# Carriage Stop



## minsk (Jan 15, 2019)

Does anyone know of any plans...or does anyone make a carriage stop they sell for an atlas 6" lathe. this is the lathe with the flat ways.


----------



## RJSakowski (Jan 15, 2019)

Many years ago, I made one.  Simple but effective.


----------



## David S (Jan 15, 2019)

You can certainly make one from some scrap.  This is a combo stop plus travel indicator that we put together.  I can show more details if interested.  This is on my Atlas 618




David


----------



## WCraig (Jan 15, 2019)

David S said:


> You can certainly make one from some scrap.  This is a combo stop plus travel indicator that we put together.  I can show more details if interested.  This is on my Atlas 618
> 
> View attachment 284904


I'd very much like to see more details.  

Craig


----------



## WCraig (Jan 15, 2019)

Here is another stop rather similar to David's:






http://www.deansphotographica.com/machining/atlas/dimount/dimount.html

There is a detailed write-up of the construction.

Craig


----------



## minsk (Jan 15, 2019)

WCraig said:


> Here is another stop rather similar to David's:
> 
> 
> 
> ...



nice build.


----------



## minsk (Jan 15, 2019)

these are great build i don't have a mill.......... yet....i was looking to buy one


----------



## T Bredehoft (Jan 15, 2019)

Nice design. I like the combination, positive stop and indicator. I may have to borrow that concept.


----------



## minsk (Jan 15, 2019)

WCraig said:


> Here is another stop rather similar to David's:
> 
> 
> 
> ...



great projects on your page craig.
inspiring to a noobie.


----------



## chip maker (Jan 16, 2019)

I made one for my Grizzly 4002 before I had my mill. All you really need is hack saw, file. drill and tap.  It really isn't a hard thing to make and you have fun at the same time. GO FOR IT !!!


----------



## minsk (Jan 16, 2019)

think its time to learn  how to do square stock on my 4-jaw. i have a milling attachment for my 6" lathe... i like how the one design has the thumb screws...brilliant.


----------



## WCraig (Jan 16, 2019)

minsk said:


> great projects on your page craig.
> inspiring to a noobie.


No, no, not my pages.  Just something that a web search led me to.  The main page says "Copyright 1998-2012 Dean Williams".  

Craig


----------



## David S (Jan 16, 2019)

WCraig said:


> I'd very much like to see more details.
> 
> Craig



Just remember as hobbyists, we may have more time than money, and often just scrap lying around.  I made mine out of two pieces since I didn't have a piece large enough.  I have tonnes of fasteners so often fabricate stuff from multiple pieces rather than one larger on.  This is also useful if you don't have a mill.  You can cut shapes from two pieces with a hacksaw and join the pieces eliminating the need for a mill.

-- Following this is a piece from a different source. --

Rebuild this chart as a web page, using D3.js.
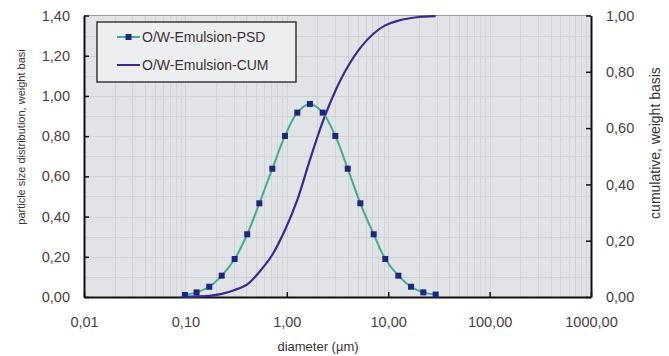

Here are close ups of mine.  I wanted the tightening cap to be above or easy access so added a brass piece to protect the ways from the screw.





David


----------



## WCraig (Jan 16, 2019)

David S said:


> Just remember as hobbyists, we may have more time than money, and often just scrap lying around.  I made mine out of two pieces since I didn't have a piece large enough.  I have tonnes of fasteners so often fabricate stuff from multiple pieces rather than one larger on.  This is also useful if you don't have a mill.  You can cut shapes from two pieces with a hacksaw and join the pieces eliminating the need for a mill.
> 
> Here are close ups of mine.  I wanted the tightening cap to be above or easy access so added a brass piece to protect the ways from the screw.
> View attachment 284971
> ...


Looking good!  The multi-part construction explains some of the 'extra' screw heads!

How is the brass clamp retained?

Any trouble with it slipping when the carriage runs into the hard stop?  It looks like it might pivot a little on the oily ways if one was a bit ham-handed approaching the stop.

Craig


----------



## David S (Jan 16, 2019)

Craig,  Thanks.  Yes could have used less obtrusive fasteners for sure.  

 If you look at the brass piece closely it has "wings" bent up to trap it when sliding along the ways and is also bent 90 deg and down to be trapped between the edge of the way and holder.

There are holes drilled in the thumb screw for use with a tommy bar to provide extra clamping force if required.  However I feel it is ok to be able to swivel out of the way IF one misjudges while power feeding and it runs into the stop.  Rather it move than strip something.  So it can be tightened adequately in my opinion.

David


----------



## WCraig (Jan 16, 2019)

Ahh, when I first looked, I thought that was a sizeable brass bar as a clamp.  I see the bends, now.

Good point about hitting it under power.  I was thinking about turning/facing a shoulder or boring to a depth.  Wouldn't want it to 'wander' after knocking it a couple of times.

Thanks again for all the info.  I really want to make something like this.

Craig


----------



## David S (Jan 16, 2019)

The other thing is that you can also set the indicator to 0 at the same place as the carriage stop.  This way you can see if the stop is moving.

EDIT:
Folks this is not correct!   Since the dial indicator and the stop rod are in the same block if the block moves so does the indicator, so movement will NOT be detected on the dial.

However if the stop rod is not secured in the block and it moves but the block stays stationary on the ways then this condition will be recorded on the dial.

Woke up this morning and expected to be flamed by my original statement. 

David


----------



## GrayTech (Jan 16, 2019)

Here's my version, but it's for my little Dunlap 6" with v ways. It has a stop bar hole, dial indicator mount hole, and the two little screws on top mount a modified 6" caliper that works as a diy DRO. 
	

	
	
		
		

		
			





Sent from my H3123 using Tapatalk


----------



## WCraig (Jan 17, 2019)

David S said:


> The other thing is that you can also set the indicator to 0 at the same place as the carriage stop.  This way you can see if the stop is moving.
> 
> EDIT:
> Folks this is not correct!   Since the dial indicator and the stop rod are in the same block if the block moves so does the indicator, so movement will NOT be detected on the dial.
> ...


Well, I guess you can make up for your boo-boo by sending me your stop!    jk

Still a nice easy design and I've saved your pics in my ideas folder.

Craig


----------